* [Written task]: Take the listing from its first line through the line that contains "x_ticks = [0, 1.25, 2.5, 3.75, 5]" and please retype those lines exactly, leaving out the pictures.

* [Recorded information]:

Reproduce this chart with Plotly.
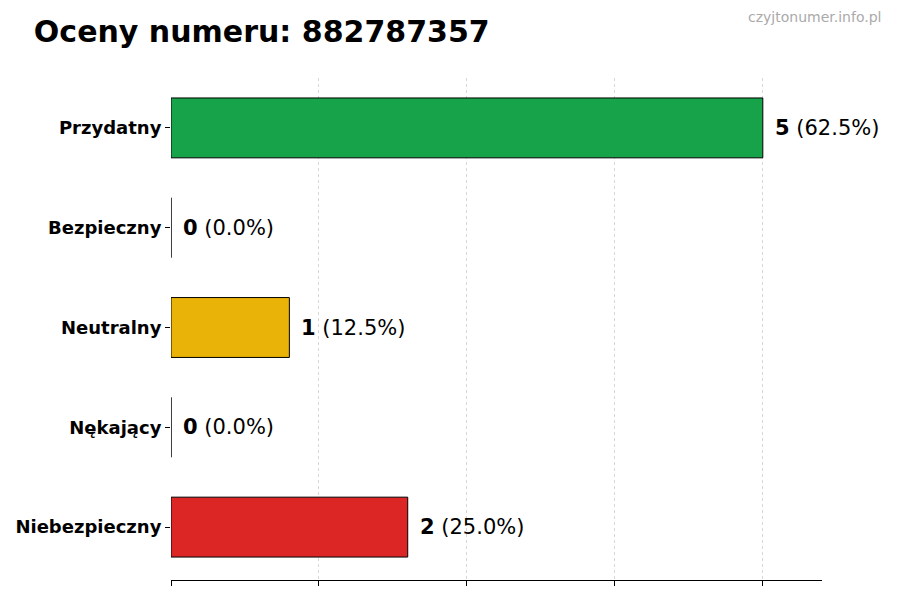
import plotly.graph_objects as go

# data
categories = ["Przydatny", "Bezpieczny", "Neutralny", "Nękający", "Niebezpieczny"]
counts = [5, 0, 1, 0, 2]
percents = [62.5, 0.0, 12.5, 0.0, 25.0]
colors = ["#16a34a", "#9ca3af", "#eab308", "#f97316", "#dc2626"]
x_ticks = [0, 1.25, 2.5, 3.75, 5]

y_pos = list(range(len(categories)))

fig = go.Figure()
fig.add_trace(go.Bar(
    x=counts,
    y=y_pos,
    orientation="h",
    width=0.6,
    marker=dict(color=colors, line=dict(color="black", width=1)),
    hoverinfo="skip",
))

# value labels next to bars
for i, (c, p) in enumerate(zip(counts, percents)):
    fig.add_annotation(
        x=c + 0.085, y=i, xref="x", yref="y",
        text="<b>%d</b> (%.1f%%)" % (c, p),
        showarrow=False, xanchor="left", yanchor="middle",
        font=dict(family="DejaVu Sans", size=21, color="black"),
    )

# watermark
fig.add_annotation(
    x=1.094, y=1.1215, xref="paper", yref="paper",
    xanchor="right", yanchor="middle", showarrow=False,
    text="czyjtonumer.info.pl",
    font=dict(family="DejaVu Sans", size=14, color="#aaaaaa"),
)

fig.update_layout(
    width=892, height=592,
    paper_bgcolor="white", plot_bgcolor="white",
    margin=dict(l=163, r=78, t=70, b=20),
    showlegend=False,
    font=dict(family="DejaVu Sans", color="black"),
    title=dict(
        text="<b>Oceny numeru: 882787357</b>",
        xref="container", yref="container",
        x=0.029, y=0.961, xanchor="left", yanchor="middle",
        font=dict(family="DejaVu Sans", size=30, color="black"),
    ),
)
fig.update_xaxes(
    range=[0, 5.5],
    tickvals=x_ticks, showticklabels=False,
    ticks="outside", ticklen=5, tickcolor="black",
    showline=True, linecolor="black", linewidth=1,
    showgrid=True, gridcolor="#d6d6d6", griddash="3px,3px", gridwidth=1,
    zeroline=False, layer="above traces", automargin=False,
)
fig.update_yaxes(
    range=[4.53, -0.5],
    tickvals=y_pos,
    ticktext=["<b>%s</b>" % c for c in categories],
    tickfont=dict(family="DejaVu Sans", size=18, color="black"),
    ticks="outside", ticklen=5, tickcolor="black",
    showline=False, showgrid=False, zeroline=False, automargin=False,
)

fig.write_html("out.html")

* [Reply to the task]:
Reproduce this chart with Plotly.
import plotly.graph_objects as go

# data
categories = ["Przydatny", "Bezpieczny", "Neutralny", "Nękający", "Niebezpieczny"]
counts = [5, 0, 1, 0, 2]
percents = [62.5, 0.0, 12.5, 0.0, 25.0]
colors = ["#16a34a", "#9ca3af", "#eab308", "#f97316", "#dc2626"]
x_ticks = [0, 1.25, 2.5, 3.75, 5]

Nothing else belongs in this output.